Fatigue sets in not just because of what you do, but because of what you carry—responsibility, worry, and the constant awareness that someone depends on you.

Why Guilt Shows Up

Guilt in caregiving is complex. It rarely makes logical sense, yet it feels undeniable.

You might feel guilty for:

  • Wanting time away

  • Feeling frustrated or resentful

  • Thinking you’re not doing “enough”

  • Losing patience

  • Imagining a different life

Even taking care of yourself can trigger it. A simple break, a laugh with friends, or a moment of peace can feel undeserved when someone you love is struggling.

This guilt often comes from an internal narrative: If I truly cared, I wouldn’t feel this way. But that belief is flawed. Caring deeply does not cancel out human limits.

The Emotional Double Bind

Caregiver fatigue and guilt feed into each other. The more exhausted you become, the harder it is to show up the way you want. And the more that gap grows, the more guilt fills it.

It can become a cycle:

  • You’re overwhelmed → you feel you’re falling short

  • You feel guilty → you push yourself harder

  • You burn out further → the cycle intensifies

Breaking this loop starts with recognizing that the problem isn’t a lack of love or commitment. It’s the unsustainable expectation that you can give endlessly without cost.

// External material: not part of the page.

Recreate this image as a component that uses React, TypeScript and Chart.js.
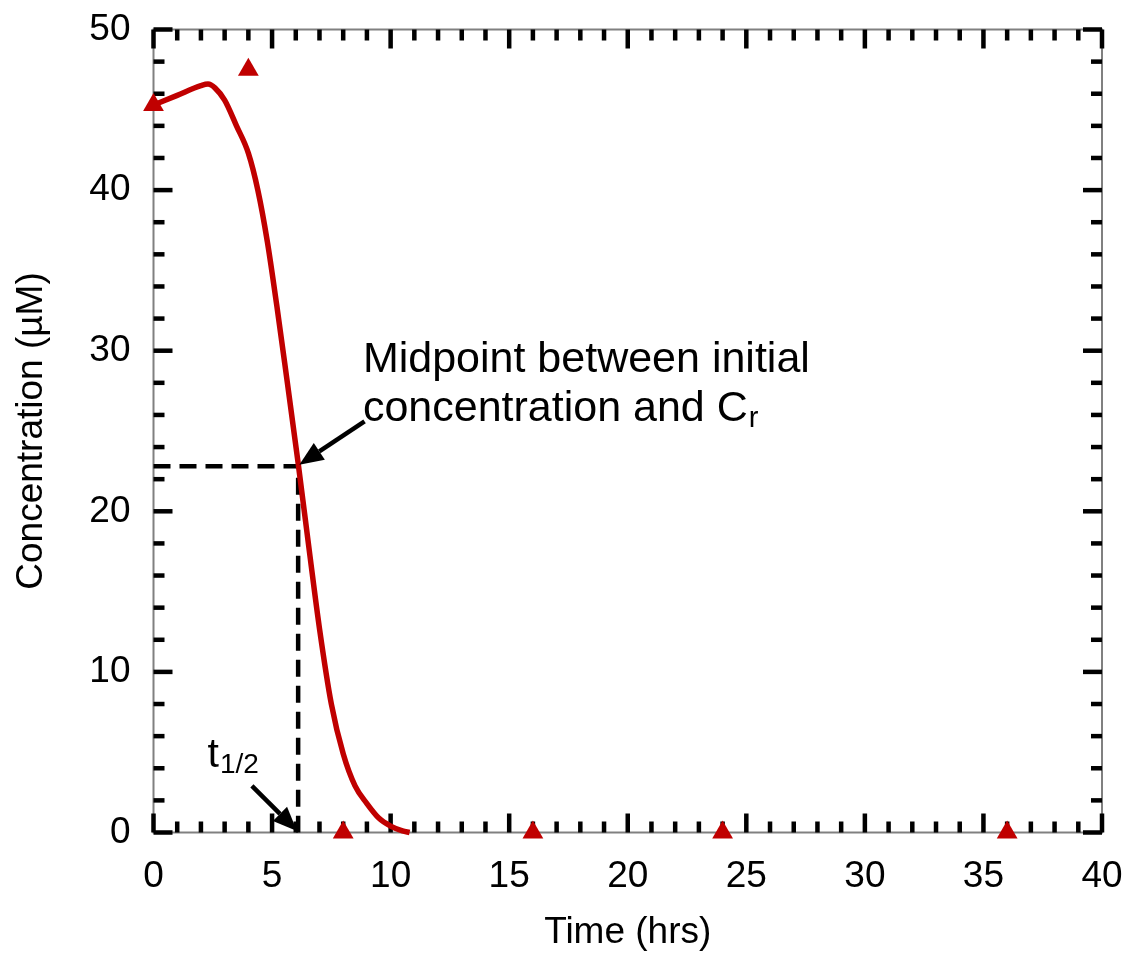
import { useEffect, useRef } from "react";
import { Chart, registerables } from "chart.js";

Chart.register(...registerables);

// Measured concentrations (triangles)
const MEASURED_TIMES = [0, 4, 8, 16, 24, 36];
const MEASURED_CONC = [45.3, 47.5, 0, 0, 0, 0];

// Fitted curve
const FIT_TIMES = [0, 1, 2, 2.3, 2.6, 3.0, 3.5, 4.0, 4.4, 4.8, 5.2, 5.6, 6.1, 6.6, 7.0, 7.5, 8.0, 8.5, 9.0, 9.5, 10.0, 10.5, 10.8];
const FIT_CONC = [45.3, 45.9, 46.5, 46.6, 46.35, 45.6, 44.0, 42.3, 40.0, 36.8, 32.8, 28.5, 23.0, 17.2, 12.7, 8.0, 4.9, 2.9, 1.8, 0.9, 0.4, 0.1, 0];

// Half-life guide
const HALF_LIFE_TIME = 6.1;
const HALF_CONC = 22.8;

// Axis ticks
const X_TICKS = [0, 5, 10, 15, 20, 25, 30, 35, 40];
const Y_TICKS = [0, 10, 20, 30, 40, 50];
const X_MINOR = Array.from({ length: 41 }, (_, i) => i);
const Y_MINOR = Array.from({ length: 26 }, (_, i) => i * 2);

const RED = "#c00000";
const FONT = "'Liberation Sans', Arial, sans-serif";

const framePlugin = {
  id: "frameTicks",
  beforeDatasetsDraw(chart: any) {
    const { ctx, chartArea } = chart;
    const { left, right, top, bottom } = chartArea;
    const xs = chart.scales.x;
    const ys = chart.scales.y;
    ctx.save();
    ctx.strokeStyle = "#808080";
    ctx.lineWidth = 2;
    ctx.strokeRect(left, top, right - left, bottom - top);
    ctx.fillStyle = "#000";
    const w = 4.5;
    X_MINOR.forEach((v) => {
      const len = v % 5 === 0 ? 19 : 11;
      const px = xs.getPixelForValue(v);
      ctx.fillRect(px - w / 2, bottom - len, w, len);
      ctx.fillRect(px - w / 2, top, w, len);
    });
    Y_MINOR.forEach((v) => {
      const len = v % 10 === 0 ? 19 : 11;
      const py = ys.getPixelForValue(v);
      ctx.fillRect(left, py - w / 2, len, w);
      ctx.fillRect(right - len, py - w / 2, len, w);
    });
    ctx.restore();
  },
};

function arrow(ctx: CanvasRenderingContext2D, x1: number, y1: number, x2: number, y2: number) {
  const ang = Math.atan2(y2 - y1, x2 - x1);
  const headLen = 24;
  const headW = 10;
  const bx = x2 - headLen * Math.cos(ang);
  const by = y2 - headLen * Math.sin(ang);
  ctx.beginPath();
  ctx.moveTo(x1, y1);
  ctx.lineTo(bx, by);
  ctx.lineWidth = 4.5;
  ctx.strokeStyle = "#000";
  ctx.stroke();
  ctx.beginPath();
  ctx.moveTo(x2, y2);
  ctx.lineTo(bx + headW * Math.sin(ang), by - headW * Math.cos(ang));
  ctx.lineTo(bx - headW * Math.sin(ang), by + headW * Math.cos(ang));
  ctx.closePath();
  ctx.fillStyle = "#000";
  ctx.fill();
}

const annotationPlugin = {
  id: "annotations",
  afterDatasetsDraw(chart: any) {
    const { ctx } = chart;
    const xs = chart.scales.x;
    const ys = chart.scales.y;
    const X = (v: number) => xs.getPixelForValue(v);
    const Y = (v: number) => ys.getPixelForValue(v);
    ctx.save();
    arrow(ctx, X(8.9), Y(25.6), X(HALF_LIFE_TIME + 0.05), Y(HALF_CONC + 0.1));
    arrow(ctx, X(4.15), Y(2.9), X(HALF_LIFE_TIME - 0.05), Y(0.1));

    ctx.fillStyle = "#000";
    ctx.textBaseline = "alphabetic";
    ctx.textAlign = "left";
    ctx.font = `43px ${FONT}`;
    const tx = X(8.83);
    ctx.fillText("Midpoint between initial", tx, Y(28.69));
    const line2 = "concentration and C";
    ctx.fillText(line2, tx, Y(25.6));
    const w2 = ctx.measureText(line2).width;
    ctx.font = `29px ${FONT}`;
    ctx.fillText("r", tx + w2 + 1, Y(25.6) + 6);

    ctx.font = `41px ${FONT}`;
    const t0 = X(2.28);
    ctx.fillText("t", t0, Y(4.1));
    const wt = ctx.measureText("t").width;
    ctx.font = `28px ${FONT}`;
    ctx.fillText("1/2", t0 + wt + 1, Y(4.1) + 6);
    ctx.restore();
  },
};

export default function App() {
  const ref = useRef<HTMLCanvasElement | null>(null);
  useEffect(() => {
    if (!ref.current) return;
    const chart = new Chart(ref.current, {
      type: "scatter",
      data: {
        datasets: [
          {
            type: "line",
            label: "fit",
            data: FIT_TIMES.map((t, i) => ({ x: t, y: FIT_CONC[i] })),
            borderColor: RED,
            borderWidth: 5.5,
            pointRadius: 0,
            cubicInterpolationMode: "monotone",
            fill: false,
            clip: false,
          } as any,
          {
            label: "measured",
            data: MEASURED_TIMES.map((t, i) => ({ x: t, y: MEASURED_CONC[i] })),
            pointStyle: "triangle",
            pointRadius: 12,
            backgroundColor: RED,
            borderColor: RED,
            borderWidth: 0,
            clip: false,
          } as any,
          {
            type: "line",
            label: "half",
            data: [
              { x: 0, y: HALF_CONC },
              { x: HALF_LIFE_TIME, y: HALF_CONC },
              { x: HALF_LIFE_TIME, y: 0 },
            ],
            borderColor: "#000",
            borderWidth: 4.5,
            borderDash: [17, 9],
            pointRadius: 0,
            tension: 0,
            fill: false,
            clip: false,
          } as any,
        ],
      },
      options: {
        animation: false,
        responsive: false,
        maintainAspectRatio: false,
        layout: { padding: { left: 0, top: 29.5, right: 23, bottom: 0 } },
        plugins: { legend: { display: false }, tooltip: { enabled: false } },
        scales: {
          x: {
            type: "linear",
            min: 0,
            max: 40,
            grid: { display: false, drawTicks: false },
            border: { display: false },
            afterBuildTicks: (s: any) => {
              s.ticks = X_TICKS.map((v) => ({ value: v }));
            },
            afterFit: (s: any) => {
              s.height = 122.5;
              s.paddingLeft = 0;
              s.paddingRight = 0;
            },
            ticks: {
              color: "#000",
              font: { family: FONT, size: 37 },
              padding: 22,
              maxRotation: 0,
              autoSkip: false,
            },
            title: {
              display: true,
              text: "Time (hrs)",
              color: "#000",
              font: { family: FONT, size: 37 },
              padding: { top: 0, bottom: 0 },
            },
          },
          y: {
            type: "linear",
            min: 0,
            max: 50,
            grid: { display: false, drawTicks: false },
            border: { display: false },
            afterBuildTicks: (s: any) => {
              s.ticks = Y_TICKS.map((v) => ({ value: v }));
            },
            afterFit: (s: any) => {
              s.width = 153.5;
              s.paddingTop = 0;
              s.paddingBottom = 0;
            },
            ticks: {
              color: "#000",
              font: { family: FONT, size: 37 },
              padding: 23,
              autoSkip: false,
            },
            title: {
              display: true,
              text: "Concentration (\u00b5M)",
              color: "#000",
              font: { family: FONT, size: 37 },
              padding: { top: 10, bottom: 0 },
            },
          },
        },
      } as any,
      plugins: [framePlugin, annotationPlugin],
    });
    return () => chart.destroy();
  }, []);
  return (
    <div style={{ position: "absolute", left: 0, top: 0, width: 1125, height: 955, background: "#fff" }}>
      <canvas ref={ref} width={1125} height={955} style={{ display: "block", width: 1125, height: 955 }} />
    </div>
  );
}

What Doesn’t Get Said Enough

Caregiving is often framed as noble—and it is—but that narrative can silence the harder truths. It can make it difficult to admit when you’re struggling, because struggle feels like failure.

But fatigue doesn’t mean you’re weak. And guilt doesn’t mean you’re doing something wrong. They’re signals—indicators that your current load exceeds your capacity.

Ignoring those signals doesn’t make them disappear. It just makes them louder over time.

Making Space for Yourself

Addressing caregiver fatigue doesn’t require abandoning your responsibilities. It requires adjusting how you carry them.

That might look like:

  • Accepting help, even if it feels uncomfortable

  • Setting small, firm boundaries

  • Taking breaks without over-explaining them

  • Talking honestly with someone you trust

  • Letting go of the idea that there’s a “perfect” way to care

Most importantly, it means allowing your own needs to exist alongside the needs of the person you’re caring for.

Redefining What “Enough” Means

Caregivers often measure themselves against an impossible standard—limitless patience, endless energy, unwavering compassion. No one meets that standard, yet many quietly believe they should.

What if “enough” looked different?

What if it meant showing up consistently, but not perfectly?
What if it included caring for yourself, too?
What if it allowed room for hard emotions without turning them into self-judgment?

You’re Still Human

Caregiving can become so consuming that it erases the caregiver’s identity. But underneath the role, you’re still a person—with limits, needs, and a right to rest.

Fatigue doesn’t erase your compassion.
Guilt doesn’t define your worth.

If anything, those feelings reflect how much you care—and how much you’ve been carrying.

You don’t have to stop caring. But you do deserve support, space, and the permission to be human while you do it.